A segurança, elemento chave da estabilidade, agora parece uma sombra do que já foi, tendo sido destroçada pelo crime organizado, enquanto o governo parece assobiar para o lado, sem uma visão para resolver o problema. O aumento da criminalidade juvenil e da insegurança no país, poderá estar intimamente relacionado com questões sociais, nomeadamente, a redução do poder de compra das famílias, o aumento da pobreza e a falta de oportunidades e de horizontes da juventude.
É preciso resolver estas questões, porque o desânimo parece generalizado e afeta principalmente os jovens, empurrando-os para uma emigração quase forçada, na busca de melhores oportunidades e alternativas, deixando o país com escassez de mão de obra física e intelectual, o que afeta também o ensino, a saúde e a segurança – evidente no facto de professores, profissionais de saúde, policiais ou várias quadros da administração publica cabo-verdiana pedirem cada vez mais licenças sem vencimento para fugirem do colapso e emigrarem.
É certo que o desenvolvimento é uma estrada sinuosa, acidentada e bastante irregular.
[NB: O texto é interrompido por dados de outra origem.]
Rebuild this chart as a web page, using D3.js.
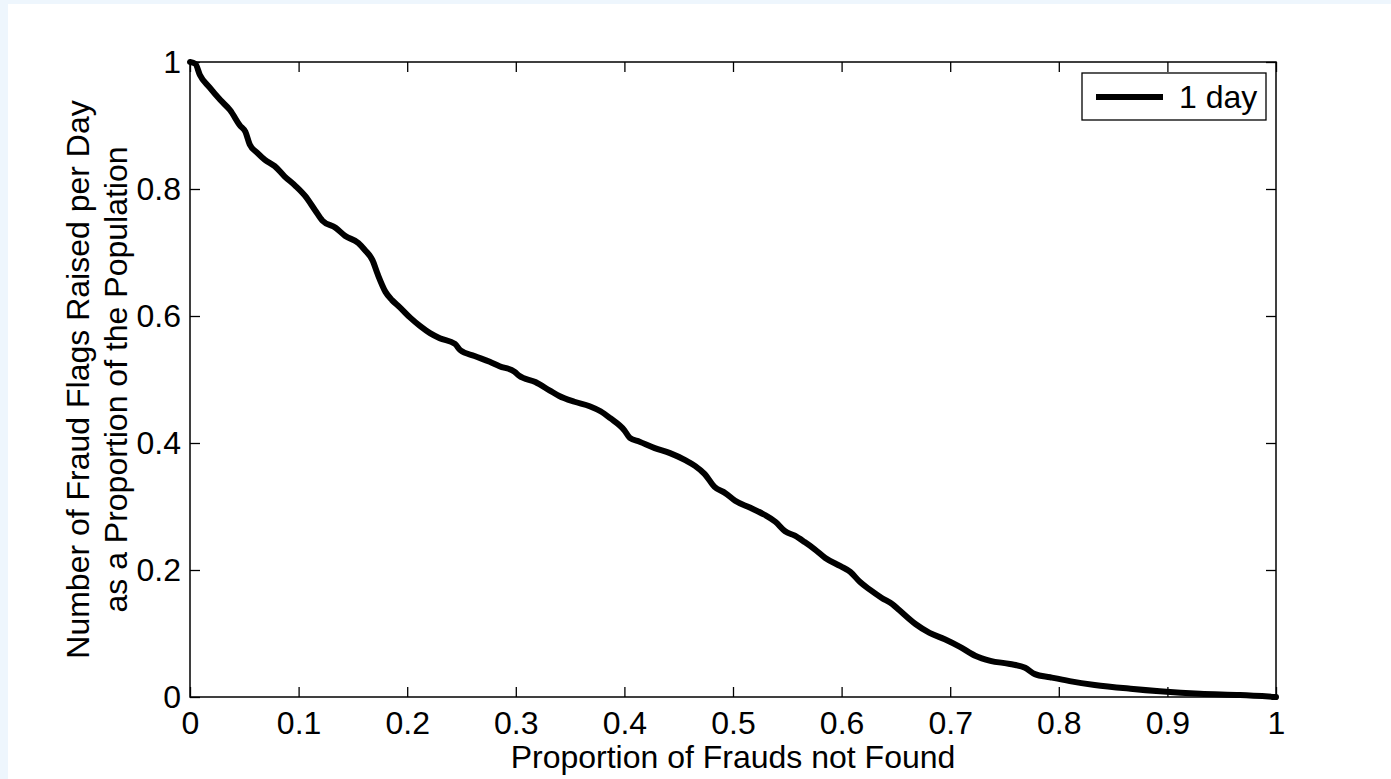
<!DOCTYPE html>
<html><head><meta charset="utf-8">
<script src="https://cdn.jsdelivr.net/npm/d3@7"></script>
<style>
html,body{margin:0;padding:0;background:#fff;}
svg{display:block;}
text{font-family:"Liberation Sans",Arial,sans-serif;fill:#000;}
</style></head>
<body>
<svg id="chart" width="1391" height="779"></svg>
<script>
const xTicks = [0,0.1,0.2,0.3,0.4,0.5,0.6,0.7,0.8,0.9,1];
const yTicks = [0,0.2,0.4,0.6,0.8,1];
const xTickLabels = ["0","0.1","0.2","0.3","0.4","0.5","0.6","0.7","0.8","0.9","1"];
const yTickLabels = ["0","0.2","0.4","0.6","0.8","1"];
const seriesName = "1 day";
const xLabel = "Proportion of Frauds not Found";
const yLabelLines = ["Number of Fraud Flags Raised per Day","as a Proportion of the Population"];

const propNotFound = [0,0.005,0.009,0.018,0.028,0.037,0.046,0.051,0.055,0.062,0.069,0.078,0.087,0.097,0.106,0.115,0.122,0.134,0.143,0.155,0.161,0.168,0.173,0.180,0.186,0.193,0.203,0.212,0.221,0.230,0.244,0.249,0.262,0.276,0.285,0.299,0.303,0.318,0.331,0.340,0.354,0.368,0.378,0.387,0.400,0.405,0.414,0.428,0.442,0.456,0.465,0.474,0.483,0.493,0.502,0.516,0.529,0.539,0.548,0.557,0.566,0.575,0.585,0.599,0.608,0.617,0.626,0.637,0.647,0.653,0.668,0.681,0.695,0.709,0.723,0.737,0.755,0.769,0.778,0.792,0.810,0.833,0.866,0.893,0.930,0.967,1];
const flagsPerDay = [1,0.997,0.98,0.96,0.94,0.924,0.90,0.89,0.87,0.857,0.846,0.836,0.82,0.805,0.789,0.767,0.75,0.739,0.726,0.715,0.704,0.688,0.665,0.638,0.625,0.614,0.597,0.584,0.573,0.565,0.556,0.546,0.537,0.528,0.521,0.512,0.506,0.496,0.483,0.474,0.465,0.458,0.45,0.439,0.42,0.408,0.402,0.392,0.384,0.373,0.364,0.351,0.331,0.321,0.309,0.298,0.287,0.276,0.261,0.254,0.244,0.233,0.219,0.206,0.197,0.181,0.169,0.156,0.146,0.137,0.115,0.101,0.091,0.079,0.065,0.057,0.052,0.046,0.036,0.031,0.025,0.019,0.013,0.009,0.005,0.003,0];

const svg = d3.select("#chart");
const W = 1391, H = 779;
const L = 190, R = 1276, T = 62, B = 697;
const FS = 32;

// light page strip
svg.append("rect").attr("x",0).attr("y",0).attr("width",W).attr("height",H).attr("fill","#eef6fd");
svg.append("rect").attr("x",8).attr("y",4).attr("width",W-8).attr("height",H-4).attr("fill","#fff");

const x = d3.scaleLinear().domain([0,1]).range([L,R]);
const y = d3.scaleLinear().domain([0,1]).range([B,T]);

const tickLen = 10;
const axB = d3.axisBottom(x).tickValues(xTicks).tickFormat((d,i)=>xTickLabels[i]).tickSizeInner(-tickLen).tickSizeOuter(0).tickPadding(14);
const axT = d3.axisTop(x).tickValues(xTicks).tickFormat("").tickSizeInner(-tickLen).tickSizeOuter(0);
const axL = d3.axisLeft(y).tickValues(yTicks).tickFormat((d,i)=>yTickLabels[i]).tickSizeInner(-tickLen).tickSizeOuter(0).tickPadding(9);
const axR = d3.axisRight(y).tickValues(yTicks).tickFormat("").tickSizeInner(-tickLen).tickSizeOuter(0);

function style(g){
  g.select(".domain").remove();
  g.selectAll(".tick line").attr("stroke","#000").attr("stroke-width",1.3);
  g.selectAll(".tick text").attr("font-size",FS).attr("font-family","Liberation Sans, Arial, sans-serif").attr("fill","#000");
}
svg.append("g").attr("transform",`translate(0,${B})`).call(axB).call(style);
svg.append("g").attr("transform",`translate(0,${T})`).call(axT).call(style);
svg.append("g").attr("transform",`translate(${L},0)`).call(axL).call(style);
svg.append("g").attr("transform",`translate(${R},0)`).call(axR).call(style);

// frame
svg.append("rect").attr("x",L).attr("y",T).attr("width",R-L).attr("height",B-T)
  .attr("fill","none").attr("stroke","#000").attr("stroke-width",1.5);

// curve
const pts = propNotFound.map((v,i)=>[v,flagsPerDay[i]]);
svg.append("path").datum(pts)
  .attr("d", d3.line().x(d=>x(d[0])).y(d=>y(d[1])).curve(d3.curveMonotoneX))
  .attr("fill","none").attr("stroke","#000").attr("stroke-width",6).attr("stroke-linejoin","round").attr("stroke-linecap","round");

// labels
svg.append("text").attr("x",(L+R)/2).attr("y",768).attr("text-anchor","middle").attr("font-size",FS).text(xLabel);
const yl = svg.append("text").attr("transform",`translate(89,${(T+B)/2}) rotate(-90)`).attr("text-anchor","middle").attr("font-size",FS);
yl.append("tspan").attr("x",0).attr("dy",0).text(yLabelLines[0]);
yl.append("tspan").attr("x",0).attr("dy",38).text(yLabelLines[1]);

// legend
const lg = svg.append("g");
lg.append("rect").attr("x",1082).attr("y",73).attr("width",184).attr("height",47).attr("fill","#fff").attr("stroke","#000").attr("stroke-width",1.3);
lg.append("line").attr("x1",1096).attr("x2",1163).attr("y1",97).attr("y2",97).attr("stroke","#000").attr("stroke-width",6);
lg.append("text").attr("x",1179).attr("y",108).attr("font-size",FS).text(seriesName);
</script>
</body></html>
Por isso o seu percurso requer atenção para a qualidade da educação, acessibilidade a cuidados de saúde, segurança e oportunidades de emprego, com um foco especial para a nossa juventude. As paisagens económicas e sociais atuais estão marcados por inúmeros desafios, considerando as desigualdades existentes e a necessidade de prover segurança e um sentido do futuro ao nosso povo.
Amílcar Cabral acreditava que a diversificação da economia garante a independência e o desenvolvimento, que é necessário criar economias mais equitativas, capazes de atender às necessidades das populações locais e reduzir a dependência de setores específicos, muitas vezes controlados por interesses externos. Exige-se por isso políticas públicas de transparência e de inclusão, onde cada voz possa ser ouvida, onde a juventude, as mulheres, as crianças e os idosos, possam expressar-se, com a certeza de serem partes importantes desta jornada coletiva, mas com a certeza de estarem a trilhar o próprio caminho rumo ao desenvolvimento sustentável e equitativo. E para isso é preciso coragem para uma estratégia económica eficaz, algo que o governo não está disposto a tomar.